Titans' All-Pro Fan
Trucker Ed Gifford carefully applies makeup to his face in preparation for a Sunday Tennessee Titans football game.
It’s a Sunday night in December, and long-haul trucker Ed Gifford is having trouble with his makeup.
He pulls his dyed hair into an auspicious red ponytail and dons his favorite powder blue and navy shirt. He adds a sparkling blue top hat and climbs out of his truck. Gifford is now ready to let everyone at a downtown Nashville, Tenn., TravelCenters of America truckstop know he means business.
“Go Titans!” he screams, as NFL fans gather around his truck to tailgate. Today Gifford greets fellow Tennessee Titans fans and New England Patriots fans alike, offering anyone who stops by a taste of “New England Patriot Roast” and a good deal of friendly braggadocio. After all, Gifford, as the Titans’ biggest fan, is in the Visa Hall of Fans at the NFL Hall of Fame in Canton, Ohio, so he has a reputation to live up to.
Every home game during the NFL season, the company driver for Continental Express paints his face white and blue, dons his hat and one of a half-dozen Titans jerseys he keeps in his truck, and prepares to take his place alongside other NFL fanatics – in the end zone section of the Tennessee Coliseum. He’s also a regular at away games.
Gifford (front, left) was inducted into the Visa Hall of Fans in 2000. Every year he goes to Canton, Ohio, for the Hall of Fame Game to meet up with fellow inductees.
“I was an Oilers [as the team was previously known] fan as far back as 1976,” he says. “But I wasn’t devastated when they moved to Tennessee [from Houston]. I knew I was mobile.”

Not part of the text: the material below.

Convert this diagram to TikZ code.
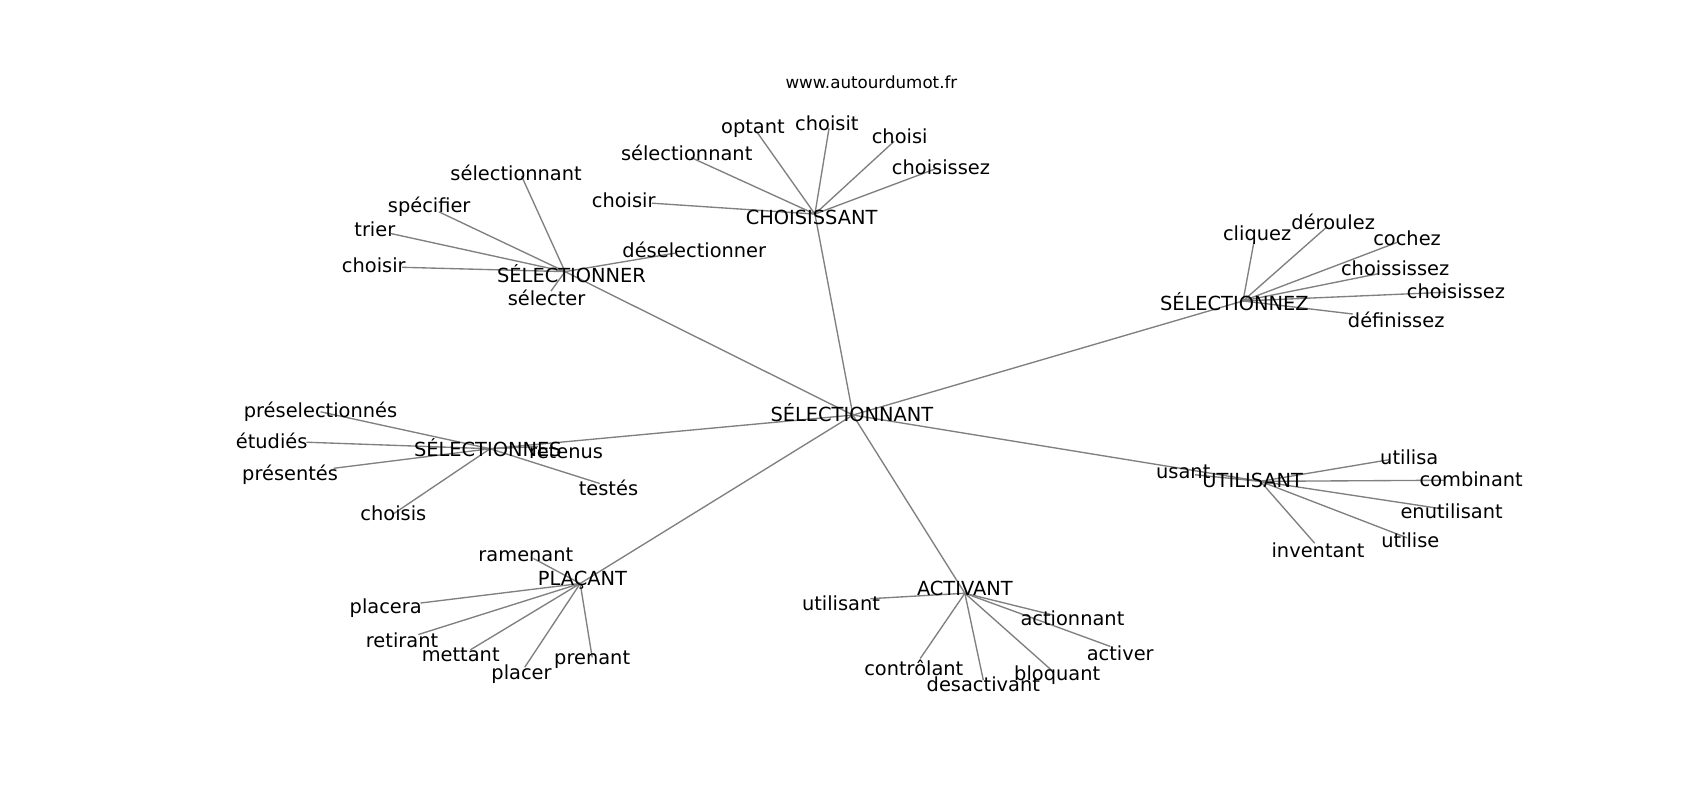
\documentclass[tikz,border=0pt]{standalone}
\usepackage{fontspec}
\setmainfont{DejaVu Sans}
\begin{document}
\begin{tikzpicture}[x=1.0865pt,y=-1.0865pt,
  lbl/.style={inner sep=0pt,font=\fontsize{19.4}{23}\selectfont},
  ttl/.style={inner sep=0pt,font=\fontsize{16.7}{20}\selectfont},
  edge/.style={draw=black!50,line width=1.35pt}]
\useasboundingbox[fill=white] (0,0) rectangle (1564.6,736.3);
% title
\node[ttl] (title) at (802,76) {www.autourdumot.fr};
% hub points
\coordinate (pC) at (785,382);
\coordinate (pCH) at (750,197);
\coordinate (pSR) at (520,250);
\coordinate (pSZ) at (1144,277);
\coordinate (pSS) at (451,413);
\coordinate (pU) at (1160,443);
\coordinate (pP) at (534,537);
\coordinate (pA) at (888,546);
% leaf points
\coordinate (p1) at (697,122);
\coordinate (p2) at (763,118);
\coordinate (p3) at (823,130);
\coordinate (p4) at (862,155);
\coordinate (p5) at (636,145);
\coordinate (p6) at (600,187);
\coordinate (p7) at (480,162);
\coordinate (p8) at (404,195);
\coordinate (p9) at (360,215);
\coordinate (p10) at (370,246);
\coordinate (p11) at (621,233);
\coordinate (p12) at (507,268);
\coordinate (p13) at (1154,223);
\coordinate (p14) at (1221,209);
\coordinate (p15) at (1286,223);
\coordinate (p16) at (1268,252);
\coordinate (p17) at (1330,269);
\coordinate (p18) at (1245,289);
\coordinate (p19) at (295,379);
\coordinate (p20) at (282,407);
\coordinate (p21) at (307,431);
\coordinate (p22) at (362,473);
\coordinate (p23) at (495,411);
\coordinate (p24) at (552,445);
\coordinate (p25) at (1100,437);
\coordinate (p26) at (1279,423);
\coordinate (p27) at (1330,442);
\coordinate (p28) at (1325,468);
\coordinate (p29) at (1295,495);
\coordinate (p30) at (1210,500);
\coordinate (p31) at (491,514);
\coordinate (p32) at (387,555);
\coordinate (p33) at (385,584);
\coordinate (p34) at (433,598);
\coordinate (p35) at (483,614);
\coordinate (p36) at (545,605);
\coordinate (p37) at (801,551);
\coordinate (p38) at (969,566);
\coordinate (p39) at (1022,595);
\coordinate (p40) at (847,606);
\coordinate (p41) at (905,626);
\coordinate (p42) at (968,617);
% edges
\draw[edge] (pC) -- (pCH);
\draw[edge] (pC) -- (pSR);
\draw[edge] (pC) -- (pSZ);
\draw[edge] (pC) -- (pSS);
\draw[edge] (pC) -- (pU);
\draw[edge] (pC) -- (pP);
\draw[edge] (pC) -- (pA);
\foreach \i in {1,...,6} {\draw[edge] (pCH) -- (p\i);}
\foreach \i in {7,...,12} {\draw[edge] (pSR) -- (p\i);}
\foreach \i in {13,...,18} {\draw[edge] (pSZ) -- (p\i);}
\foreach \i in {19,...,24} {\draw[edge] (pSS) -- (p\i);}
\foreach \i in {25,...,30} {\draw[edge] (pU) -- (p\i);}
\foreach \i in {31,...,36} {\draw[edge] (pP) -- (p\i);}
\foreach \i in {37,...,42} {\draw[edge] (pA) -- (p\i);}
% hub labels
\node[lbl] (nC) at (784,380) {SÉLECTIONNANT};
\node[lbl] (nCH) at (747,200) {CHOISISSANT};
\node[lbl] (nSR) at (526,252) {SÉLECTIONNER};
\node[lbl] (nSZ) at (1136,278) {SÉLECTIONNEZ};
\node[lbl] (nSS) at (449,412) {SÉLECTIONNES};
\node[lbl] (nU) at (1153,442) {UTILISANT};
\node[lbl] (nP) at (536,534) {PLAÇANT};
\node[lbl] (nA) at (888,542) {ACTIVANT};
% leaf labels
\node[lbl] (n1) at (693,118) {optant};
\node[lbl] (n2) at (761,113) {choisit};
\node[lbl] (n3) at (828,125) {choisi};
\node[lbl] (n4) at (866,154) {choisissez};
\node[lbl] (n5) at (632,141) {sélectionnant};
\node[lbl] (n6) at (574,184) {choisir};
\node[lbl] (n7) at (475,159) {sélectionnant};
\node[lbl] (n8) at (395,190) {spécifier};
\node[lbl] (n9) at (345,211) {trier};
\node[lbl] (n10) at (344,244) {choisir};
\node[lbl] (n11) at (639,230) {déselectionner};
\node[lbl] (n12) at (503,274) {sélecter};
\node[lbl] (n13) at (1157,216) {cliquez};
\node[lbl] (n14) at (1227,204) {déroulez};
\node[lbl] (n15) at (1295,219) {cochez};
\node[lbl] (n16) at (1284,247) {choississez};
\node[lbl] (n17) at (1340,268) {choisissez};
\node[lbl] (n18) at (1285,294) {définissez};
\node[lbl] (n19) at (295,379) {préselectionnés};
\node[lbl] (n20) at (250,406) {étudiés};
\node[lbl] (n21) at (267,437) {présentés};
\node[lbl] (n22) at (362,472) {choisis};
\node[lbl] (n23) at (521,416) {retenus};
\node[lbl] (n24) at (560,449) {testés};
\node[lbl] (n25) at (1089,434) {usant};
\node[lbl] (n26) at (1297,421) {utilisa};
\node[lbl] (n27) at (1354,441) {combinant};
\node[lbl] (n28) at (1336,471) {enutilisant};
\node[lbl] (n29) at (1298,497) {utilise};
\node[lbl] (n30) at (1213,506) {inventant};
\node[lbl] (n31) at (484,511) {ramenant};
\node[lbl] (n32) at (355,560) {placera};
\node[lbl] (n33) at (370,589) {retirant};
\node[lbl] (n34) at (424,603) {mettant};
\node[lbl] (n35) at (480,620) {placer};
\node[lbl] (n36) at (545,607) {prenant};
\node[lbl] (n37) at (774,555) {utilisant};
\node[lbl] (n38) at (987,569) {actionnant};
\node[lbl] (n39) at (1031,601) {activer};
\node[lbl] (n40) at (841,615) {contrôlant};
\node[lbl] (n41) at (905,630) {desactivant};
\node[lbl] (n42) at (973,621) {bloquant};
\end{tikzpicture}
\end{document}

The Houston native hauls loads that allow him to follow his passion while hitting the road. So far, his company has been willing to work with him. With permission from Gifford’s supervisor, his dispatcher makes sure he drives through Nashville for most home games, and even helps him get to a lot of away games.
“They work hard to get me to games,” he says. “This year has been the hardest.” Still, Gifford made most of the games. A season-ticket holder since the team moved to Memphis, Tenn., in 1997 and then Nashville a year later, Gifford has followed the team to the playoffs and the 2000 Super Bowl in Atlanta.
But his biggest journey was to his induction into the Visa Hall of Fans, a joint promotion between the credit card company and the NFL. Gifford was selected as the Titans’ No. 1 fan for the 1999-2000 season and earned a trip to the NFL’s Hall of Fame, where he and fans of the league’s 31 other teams were enshrined.
To make the short list, fans sent in an essay and a photo. Gifford says Visa selected him from the list because he was an Oilers fan who had moved with the team and because he had a unique way of getting to the games – by truck.
“I didn’t have season tickets until a few years before they moved,” Gifford says. In 1994 he got his first set of season tickets, and then started seeing games when he was on the road. “I was out on the road anyway,” he says.
Now, Gifford gets together with well-known NFL zealots in every city he visits. He knows fans from Cleveland’s “Dog Pound” and became good friends with the Washington Redskins’ top fan, Zema Williams, or “Chief Zee.” Gifford even gets together with the group of fanatical fans every year for a reunion in Canton before the Hall of Fame Game.
But for most of the season, Gifford can be found tailgating around his company’s International Eagle in Nashville. There, other fanatics, employees of the TA and even fans of the opposing team come by to share in his hospitality. In December at the Titans’ home game against the Patriots, Gifford marveled at how perfect the downtown TA was for football fans – especially truckers: It sits only three blocks from the Titans’ home field.
“When the team was ready to move, [owner] Bud Adams called me and asked me where he should put the team in Nashville,” Gifford jokes. “I told him right downtown near the TA. Better parking, you know.”